As might be suggested from the title, almost every line of Sextette is an innuendo. Being set in London, we are treated to jokes about stiff upper lips and Big Ben. Some of the lines are Christmas cracker level funny but the sheer amount of predictable smut and the shotgun approach is wearying.
The only thing creakier than the screenplay is the star, Mae West. Looking as if she’s risen from the dead, her mummified glamour still gets the lads going (watch as she flirts with a twenty-one year old athlete!). Inexplicably she is ageless in the eyes of her youngest husband yet, number 6 Sir Michael Barrington (Timothy Dalton).
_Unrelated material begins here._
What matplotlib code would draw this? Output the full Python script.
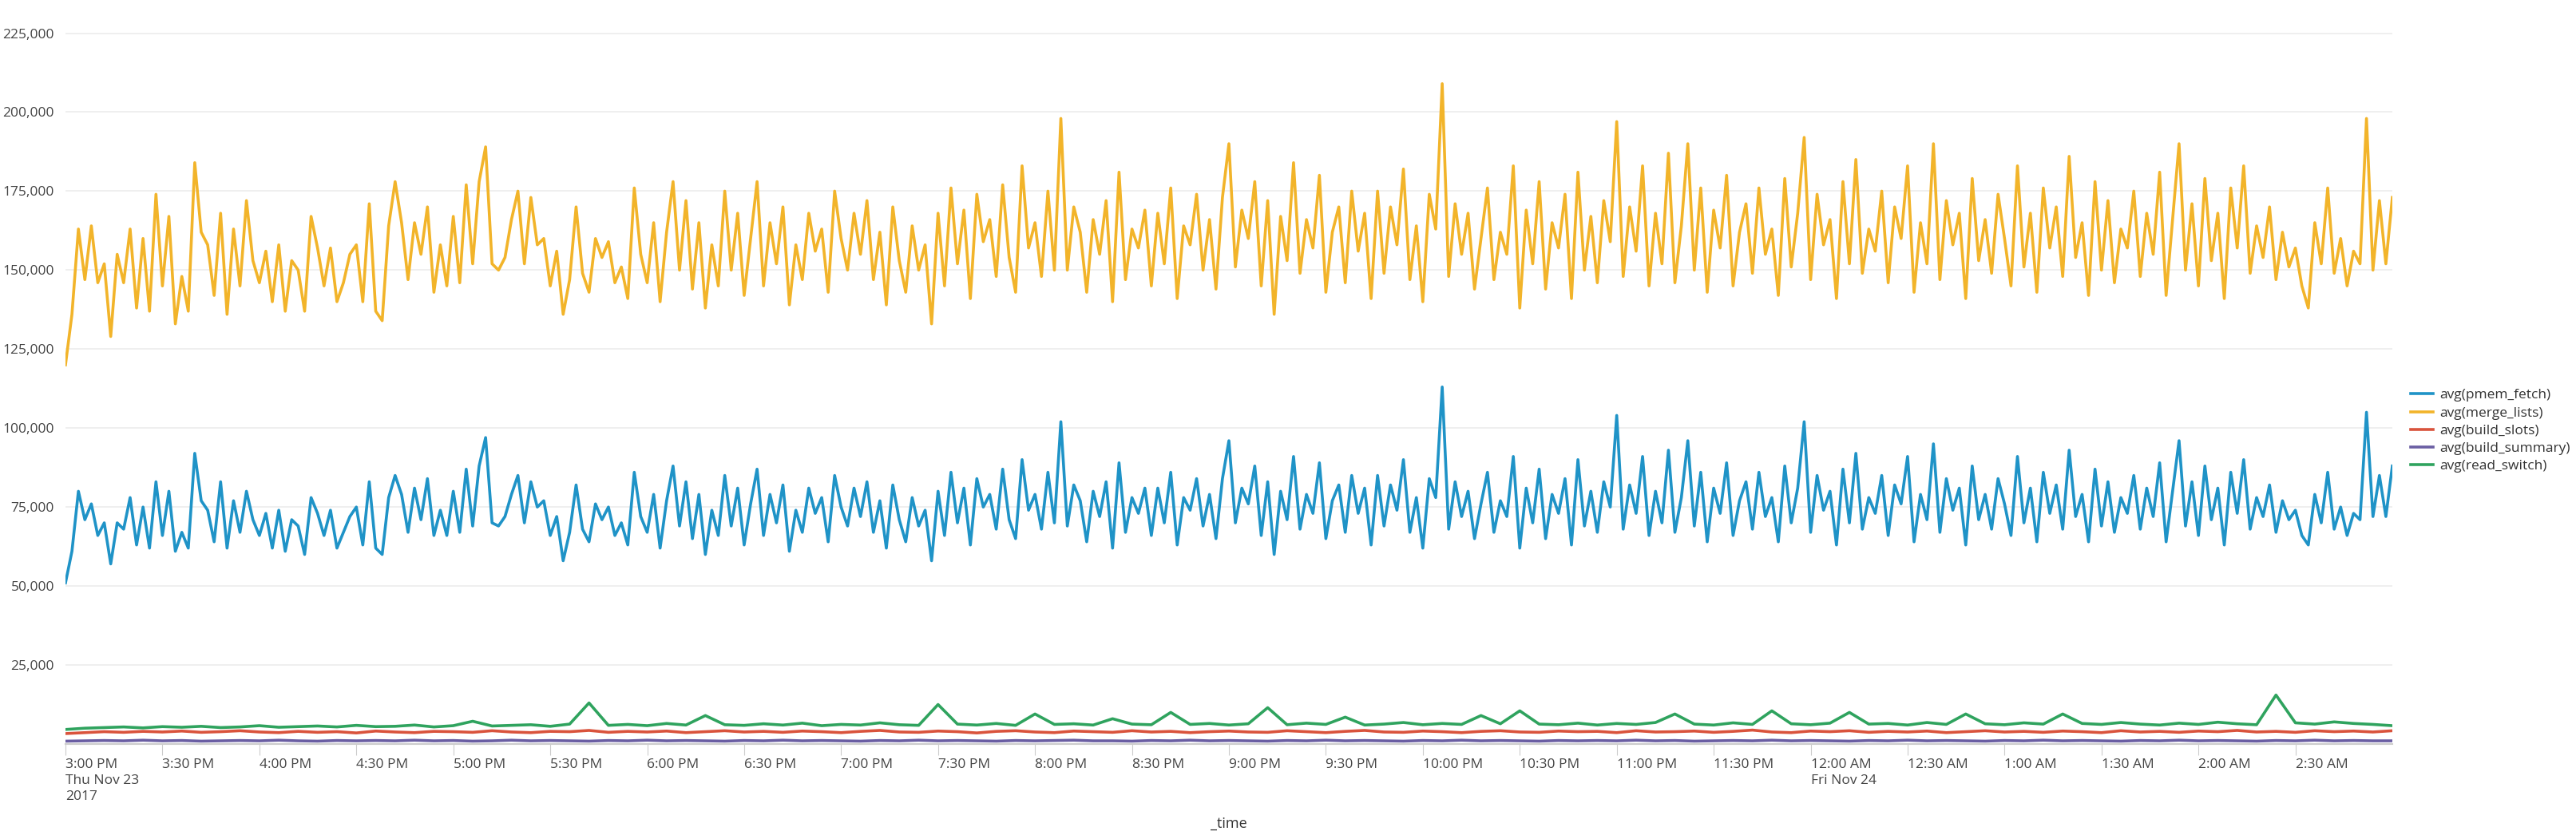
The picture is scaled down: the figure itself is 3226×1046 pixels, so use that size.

Everyone in the film turns a blind eye to the fact that she is in her mid-eighties and he’s thirty!
The theme tune is the most excruciating song, setting us up for the hotel staff randomly bursting into song-and-dance number ‘Hooray for Hollywood’ and ‘Love Will Keep Us Together’, an awkward duet between Dalton and West that is nauseating on many levels.
Dalton is actually the highlight of the film, managing to pull off (ho ho) a comic interview in which he mistakenly comes across as gay (which in 1978 was presumably hilarious in itself). Even though Michael is a toff, it is incredible how his assertion that he is always ‘gay and happy’ might be taken to mean that he is gay. More of the homoeroticism of sports can be found later in the film as geriatric Margo gyrates for an American athletics team.
Other bonkers highlights are Ringo Starr playing a manically camp fashion designer and Tony Curtis as panto Russian Alexei, who Margo needs to… keep sweet in order to achieve political diplomacy. Doing it for the good old USA. Thankfully the casual racism is kept to a minimum, or is rather overshadowed by the horror show that is elderly vamp Mae West in full Dracula mode.
I won’t bother giving an overview of the plot because there isn’t really much of one. All logic is defied as a cassette tape survives being baked into a cake. There’s more suspense in the fear that Marlo will consummate her new marriage than in the important world political conference that just happens to be happening in the same hotel.
So bad and yet strangely watchable, Sextette needs to be seen to be believed, and then hopefully wiped from your memory.